Juice grape growers are now pinning their hopes on getting money to replant with wine varieties suitable for marginal grape growing areas where juice grapes are now grown or getting out of growing grapes altogether.
Too early to say
The biggest unknown now facing the marketing board is what Constellation, the world’s biggest winery, will do now that it has taken over Vincor, Canada’s largest winery, the fourth largest winery in North America and the ninth largest winery in the world (by volume). The announcement of the $1.5-billion deal was reported in newspapers April 4 – the same day as the annual meeting of the 500-member marketing board.
“It’s too early to tell,” Duc said when the question of the marketing board’s relationship with Constellation finally came up during a question period at the end of the annual meeting.
Following the meeting, association CEO Debbie Zimmerman said that even after Constellation’s hostile takeover bid failed last fall, many industry watchers – including the GGO – still believed Vincor would accept a higher share price from Constellation.
She expects Constellation will honour existing contracts with growers and respect the rules and regulations of the marketing board. Dealing with growers organized under a marketing board will be a first for Constellation, which is based in small-town Fairport N.Y., across the border from Niagara in upper New York State.

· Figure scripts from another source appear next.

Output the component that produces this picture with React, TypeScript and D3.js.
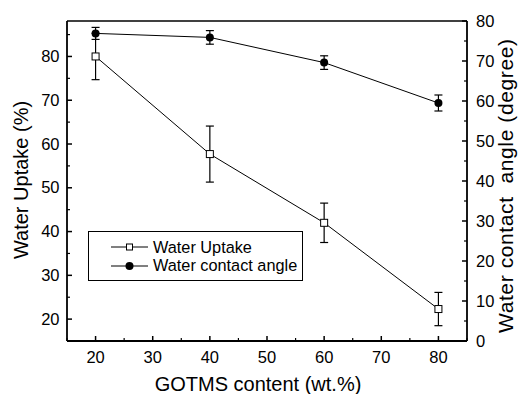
import React from "react";
import * as d3 from "d3";

const xValues = [20, 40, 60, 80];
const uptake = [80.0, 57.7, 42.0, 22.3];
const uptakeErr = [5.3, 6.4, 4.5, 3.8];
const angle = [76.9, 75.9, 69.6, 59.5];
const angleErr = [1.5, 1.7, 1.7, 2.0];
const xTicks = [20, 30, 40, 50, 60, 70, 80];
const yLeftTicks = [20, 30, 40, 50, 60, 70, 80];
const yRightTicks = [0, 10, 20, 30, 40, 50, 60, 70, 80];
const legendLabels = ["Water Uptake", "Water contact angle"];

const W = 520, H = 394;
const L = 67, R = 467, T = 21, B = 341;
const FONT = "Arial, 'Liberation Sans', sans-serif";

export default function App() {
  const x = d3.scaleLinear().domain([15, 85]).range([L, R]);
  const yL = d3.scaleLinear().domain([15, 88.1]).range([B, T]);
  const yR = d3.scaleLinear().domain([0, 80]).range([B, T]);
  const lineU = d3.line<number>().x((_, i) => x(xValues[i])).y((d) => yL(d));
  const lineA = d3.line<number>().x((_, i) => x(xValues[i])).y((d) => yR(d));
  const xMinor = d3.range(15, 86, 5).filter((v) => v % 10 !== 0);
  const yLMinor = d3.range(15, 88, 5).filter((v) => v % 10 !== 0);
  const yRMinor = d3.range(5, 80, 10);
  const cap = 4;
  const lg = { x: 88.5, y: 231.5, w: 214, h: 49 };
  return (
    <svg width={W} height={H} style={{ position: "absolute", left: 0, top: 0 }}>
      <rect width={W} height={H} fill="#fff" />
      {/* frame */}
      <line x1={L} x2={R} y1={T} y2={T} stroke="#000" strokeWidth={1.6} />
      <line x1={L} x2={R} y1={B} y2={B} stroke="#000" strokeWidth={1.8} />
      <line x1={L} x2={L} y1={T} y2={B} stroke="#000" strokeWidth={1.8} />
      <line x1={R} x2={R} y1={T} y2={B} stroke="#000" strokeWidth={1.8} />
      {/* x ticks */}
      {xTicks.map((t) => (
        <g key={"x" + t}>
          <line x1={x(t)} x2={x(t)} y1={B} y2={B - 5} stroke="#000" strokeWidth={1.5} />
          <text x={x(t)} y={B + 22} textAnchor="middle" fontFamily={FONT} fontSize={16.5}>{t}</text>
        </g>
      ))}
      {xMinor.map((t) => (
        <line key={"xm" + t} x1={x(t)} x2={x(t)} y1={B} y2={B - 3} stroke="#000" strokeWidth={1.2} />
      ))}
      {/* left y ticks */}
      {yLeftTicks.map((t) => (
        <g key={"yl" + t}>
          <line x1={L} x2={L + 5} y1={yL(t)} y2={yL(t)} stroke="#000" strokeWidth={1.5} />
          <text x={L - 7.5} y={yL(t) + 5.5} textAnchor="end" fontFamily={FONT} fontSize={16.5}>{t}</text>
        </g>
      ))}
      {yLMinor.map((t) => (
        <line key={"ylm" + t} x1={L} x2={L + 3} y1={yL(t)} y2={yL(t)} stroke="#000" strokeWidth={1.2} />
      ))}
      {/* right y ticks */}
      {yRightTicks.map((t) => (
        <g key={"yr" + t}>
          <line x1={R} x2={R - 5} y1={yR(t)} y2={yR(t)} stroke="#000" strokeWidth={1.5} />
          <text x={R + 9} y={yR(t) + 5.5} textAnchor="start" fontFamily={FONT} fontSize={16.5}>{t}</text>
        </g>
      ))}
      {yRMinor.map((t) => (
        <line key={"yrm" + t} x1={R} x2={R - 3} y1={yR(t)} y2={yR(t)} stroke="#000" strokeWidth={1.2} />
      ))}
      {/* axis titles */}
      <text x={258} y={391} textAnchor="middle" fontFamily={FONT} fontSize={20}>GOTMS content (wt.%)</text>
      <text transform={`translate(27.5,180) rotate(-90)`} textAnchor="middle" fontFamily={FONT} fontSize={20}>Water Uptake (%)</text>
      <text transform={`translate(513,186) rotate(-90)`} textAnchor="middle" fontFamily={FONT} fontSize={21} textLength={294} lengthAdjust="spacing" style={{ whiteSpace: "pre" }}>{"Water contact  angle (degree)"}</text>
      {/* uptake series */}
      <path d={lineU(uptake) || ""} fill="none" stroke="#000" strokeWidth={1} />
      {uptake.map((v, i) => {
        const cx = x(xValues[i]);
        const y1 = yL(v + uptakeErr[i]), y2 = yL(v - uptakeErr[i]);
        return (
          <g key={"u" + i}>
            <line x1={cx} x2={cx} y1={y1} y2={y2} stroke="#000" strokeWidth={1.2} />
            <line x1={cx - cap} x2={cx + cap} y1={y1} y2={y1} stroke="#000" strokeWidth={1.2} />
            <line x1={cx - cap} x2={cx + cap} y1={y2} y2={y2} stroke="#000" strokeWidth={1.2} />
            <rect x={cx - 3.5} y={yL(v) - 3.5} width={7} height={7} fill="#fff" stroke="#000" strokeWidth={1} />
          </g>
        );
      })}
      {/* angle series */}
      <path d={lineA(angle) || ""} fill="none" stroke="#000" strokeWidth={1} />
      {angle.map((v, i) => {
        const cx = x(xValues[i]);
        const y1 = yR(v + angleErr[i]), y2 = yR(v - angleErr[i]);
        return (
          <g key={"a" + i}>
            <line x1={cx} x2={cx} y1={y1} y2={y2} stroke="#000" strokeWidth={1.2} />
            <line x1={cx - cap} x2={cx + cap} y1={y1} y2={y1} stroke="#000" strokeWidth={1.2} />
            <line x1={cx - cap} x2={cx + cap} y1={y2} y2={y2} stroke="#000" strokeWidth={1.2} />
            <circle cx={cx} cy={yR(v)} r={4} fill="#000" />
          </g>
        );
      })}
      {/* legend */}
      <rect x={lg.x} y={lg.y} width={lg.w} height={lg.h} fill="#fff" stroke="#000" strokeWidth={1} />
      <line x1={111} x2={148} y1={247} y2={247} stroke="#000" strokeWidth={1} />
      <rect x={129.5 - 3} y={247 - 3} width={6} height={6} fill="#fff" stroke="#000" strokeWidth={1} />
      <text x={153} y={252.5} fontFamily={FONT} fontSize={16.3}>{legendLabels[0]}</text>
      <line x1={111} x2={148} y1={266} y2={266} stroke="#000" strokeWidth={1} />
      <circle cx={129.5} cy={266} r={4} fill="#000" />
      <text x={153} y={271} fontFamily={FONT} fontSize={16.3}>{legendLabels[1]}</text>
    </svg>
  );
}
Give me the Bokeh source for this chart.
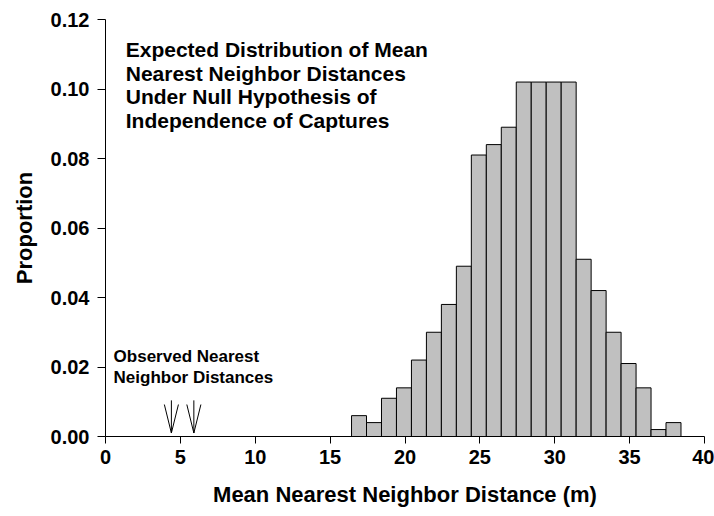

“It bought a distribution system,” Zimmerman said about the deal, which includes Vincor’s 165 off-site winery sales outlets that were grandfathered almost 20 years ago when the North American Free Trade Agreement between the U.S. and Canada was negotiated in 1987.
Over that time, Vincor has bought other Ontario wineries with off-site outlets expressly for a larger share of the 290 licences. As Vincor grew, growers often said it was like dealing with a bully; but as long as it was Canadian, it was a bully they knew and respected.
As for the prospects for this year, it’s hoped there will be a full crop of some 50,000 tonnes. Last year’s crop of 26,200 tonnes, with a farm gate value of $22.7 million, was the smallest crop recorded in the 58 -year history of the board and the smallest since 1993. As a result, the marketing board’s revenue collected through grower check-off fees, based on tonnage sold, fell by 56 per cent from $1.1 million to $480,411.
The board dipped into surplus funds to cover an operating loss of $268,486. Licence fees have not been increased in two years and will not increase this year, Duc said.
The $1 million from the provincial government has been locked away for six months earning interest while the board looks at research programs, he told growers. In his state-of-the-industry address to the media held a week earlier, Duc said vineyards have been heavily damaged by three consecutive cold winters and that hardier clones have to be developed to stabilize “yo-yo” crops that impede the industry’s progress toward developing a niche in the world market.
He added it’s hoped that extensive lobbying being conducted by the Canadian Horticultural Council and individual stakeholders, such as the GGO, will soon result in a $300-million national replanting program. Plans are to spread the program over seven years with funding shared between the federal and provincial governments plus farm organizations. The program would benefit grape, tender fruit, and apple growers.